DevToolbox

Free Online Docker Compose Validator

Validate and inspect docker-compose.yml files instantly. Checks syntax, service dependencies, port formats, and common mistakes — 100% client-side.

100% Client-Side · Your data never leaves your browser

How to Use Docker Compose Validator

Paste your docker-compose.yml (or compose.yml) content into the text area, then click Validate or press Ctrl/Cmd+Enter:

  • Errors — fatal issues that will prevent docker compose up from working, such as YAML syntax errors, a missing services: key, or depends_on referencing an undefined service.
  • Warnings — non-fatal issues to review: obsolete version field, services missing an image or build, and services without a restart policy.
  • Services panel — a summary card for each service showing its image, build context, ports, volumes, environment variable count, and dependencies.
  • Networks & Volumes — lists all named top-level networks and volumes defined in the file.

Click Sample to load a typical three-service stack (nginx + API + PostgreSQL). Use Ctrl/Cmd+K to clear the editor.

Frequently Asked Questions

What is a docker-compose.yml file?

A docker-compose.yml file (or compose.yml) defines a multi-container Docker application.

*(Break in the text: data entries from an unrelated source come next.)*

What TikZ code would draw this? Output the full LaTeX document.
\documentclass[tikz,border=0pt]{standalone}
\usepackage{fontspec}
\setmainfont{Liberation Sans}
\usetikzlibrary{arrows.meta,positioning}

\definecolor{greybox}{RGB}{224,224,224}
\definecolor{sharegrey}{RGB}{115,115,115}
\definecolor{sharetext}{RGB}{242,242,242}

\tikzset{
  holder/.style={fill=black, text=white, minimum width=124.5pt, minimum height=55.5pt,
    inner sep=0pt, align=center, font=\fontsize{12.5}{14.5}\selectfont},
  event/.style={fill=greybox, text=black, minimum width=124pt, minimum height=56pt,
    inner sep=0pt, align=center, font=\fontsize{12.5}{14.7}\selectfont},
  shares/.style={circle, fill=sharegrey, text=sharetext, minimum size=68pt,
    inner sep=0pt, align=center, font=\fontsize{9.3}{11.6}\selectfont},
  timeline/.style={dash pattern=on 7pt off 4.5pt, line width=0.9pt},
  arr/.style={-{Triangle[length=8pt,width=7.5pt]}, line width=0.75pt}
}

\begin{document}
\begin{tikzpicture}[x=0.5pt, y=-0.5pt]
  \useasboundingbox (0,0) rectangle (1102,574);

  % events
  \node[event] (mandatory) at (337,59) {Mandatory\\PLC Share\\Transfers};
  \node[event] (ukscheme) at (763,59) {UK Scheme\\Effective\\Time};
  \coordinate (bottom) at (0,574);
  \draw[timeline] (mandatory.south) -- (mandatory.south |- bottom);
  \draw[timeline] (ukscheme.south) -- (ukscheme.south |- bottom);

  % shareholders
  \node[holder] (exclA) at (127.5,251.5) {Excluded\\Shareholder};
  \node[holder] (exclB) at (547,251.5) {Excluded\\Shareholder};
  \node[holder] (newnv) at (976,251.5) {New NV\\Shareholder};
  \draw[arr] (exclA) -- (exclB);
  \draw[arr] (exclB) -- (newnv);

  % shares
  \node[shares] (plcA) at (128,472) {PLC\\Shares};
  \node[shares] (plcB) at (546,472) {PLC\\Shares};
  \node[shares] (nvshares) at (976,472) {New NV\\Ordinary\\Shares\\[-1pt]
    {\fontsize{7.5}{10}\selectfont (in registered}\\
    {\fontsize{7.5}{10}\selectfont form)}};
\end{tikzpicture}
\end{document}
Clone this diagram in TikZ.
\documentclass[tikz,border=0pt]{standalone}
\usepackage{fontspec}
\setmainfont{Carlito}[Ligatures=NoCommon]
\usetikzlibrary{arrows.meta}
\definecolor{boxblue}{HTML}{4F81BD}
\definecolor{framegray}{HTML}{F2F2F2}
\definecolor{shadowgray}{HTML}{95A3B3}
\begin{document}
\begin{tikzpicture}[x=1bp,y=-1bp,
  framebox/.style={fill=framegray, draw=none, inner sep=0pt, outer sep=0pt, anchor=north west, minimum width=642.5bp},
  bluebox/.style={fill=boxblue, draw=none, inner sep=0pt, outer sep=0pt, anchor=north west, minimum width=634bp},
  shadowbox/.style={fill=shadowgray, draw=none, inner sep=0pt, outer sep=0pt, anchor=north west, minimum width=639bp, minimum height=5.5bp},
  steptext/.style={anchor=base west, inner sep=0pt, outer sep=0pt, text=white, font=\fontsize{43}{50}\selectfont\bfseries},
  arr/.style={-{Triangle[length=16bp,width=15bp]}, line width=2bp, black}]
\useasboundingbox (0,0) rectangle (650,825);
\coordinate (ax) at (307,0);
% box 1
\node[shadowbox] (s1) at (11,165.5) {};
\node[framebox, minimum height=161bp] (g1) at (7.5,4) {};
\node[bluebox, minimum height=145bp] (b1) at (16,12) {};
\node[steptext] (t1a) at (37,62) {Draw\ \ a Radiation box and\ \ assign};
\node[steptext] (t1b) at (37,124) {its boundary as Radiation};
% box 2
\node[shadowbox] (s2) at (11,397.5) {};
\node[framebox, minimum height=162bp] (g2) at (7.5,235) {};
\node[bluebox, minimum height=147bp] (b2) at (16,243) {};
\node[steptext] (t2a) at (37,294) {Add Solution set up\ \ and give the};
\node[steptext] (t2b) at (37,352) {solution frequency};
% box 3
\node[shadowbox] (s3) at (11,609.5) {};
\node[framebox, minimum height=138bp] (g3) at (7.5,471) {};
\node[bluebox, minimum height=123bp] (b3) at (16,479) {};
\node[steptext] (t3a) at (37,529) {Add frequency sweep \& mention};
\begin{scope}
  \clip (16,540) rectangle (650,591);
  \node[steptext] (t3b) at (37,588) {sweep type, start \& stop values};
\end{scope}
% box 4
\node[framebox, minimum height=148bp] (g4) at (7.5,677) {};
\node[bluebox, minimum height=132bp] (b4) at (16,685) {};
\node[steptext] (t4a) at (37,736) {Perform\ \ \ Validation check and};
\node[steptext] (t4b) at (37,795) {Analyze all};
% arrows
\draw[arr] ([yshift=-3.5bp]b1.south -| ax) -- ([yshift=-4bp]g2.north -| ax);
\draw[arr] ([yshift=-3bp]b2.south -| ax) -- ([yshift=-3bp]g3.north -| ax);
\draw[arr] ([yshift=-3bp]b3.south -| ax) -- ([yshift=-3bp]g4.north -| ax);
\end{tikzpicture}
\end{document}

It describes each service (container), its image or build context, exposed ports, mounted volumes, environment variables, and inter-service dependencies. Docker Compose reads this file to create and start all services with a single docker compose up command.

Why is the "version" field now obsolete?

Docker Compose V2 (integrated into the Docker CLI as docker compose) adopts the Compose Specification, which no longer requires a top-level version field. The field was previously used to select a Compose feature set version (e.g., "3.8"). Modern Compose files can omit it entirely. This tool warns you if it is present so you can clean it up.

What does the "depends_on" validation check?

This tool verifies that every service name listed under depends_on is actually defined in the services block of the same file. A typo in a service name would cause docker compose up to fail with a confusing error. The validator catches this at paste-time before you try to run the stack.

What port format does Docker Compose expect?

Ports can be specified as "HOST:CONTAINER" (e.g., "8080:80"), a bare container port ("80"), or with a protocol suffix ("80/tcp"). Always quote port mappings in YAML to prevent the parser from misinterpreting numbers like 8080:80 as a sexagesimal (base-60) literal.

Why should every service have a restart policy?

Without a restart policy, containers that crash or exit will not automatically restart. The most common value for production services is restart: unless-stopped, which restarts the container automatically unless you explicitly stop it. This tool warns when no restart policy is defined so you can decide intentionally.

What is the difference between "image" and "build"?

image specifies a pre-built Docker image to pull from a registry (e.g., nginx:alpine). build specifies a local directory containing a Dockerfile — Compose will build the image from source before starting the container. A service can technically have both, in which case build takes precedence and the resulting image is tagged with the name from image.

Is my docker-compose.yml sent to a server?

No. Validation runs entirely in your browser using the js-yaml library for YAML parsing. Your configuration files — which may contain internal hostnames, credentials, or volume paths — never leave your machine.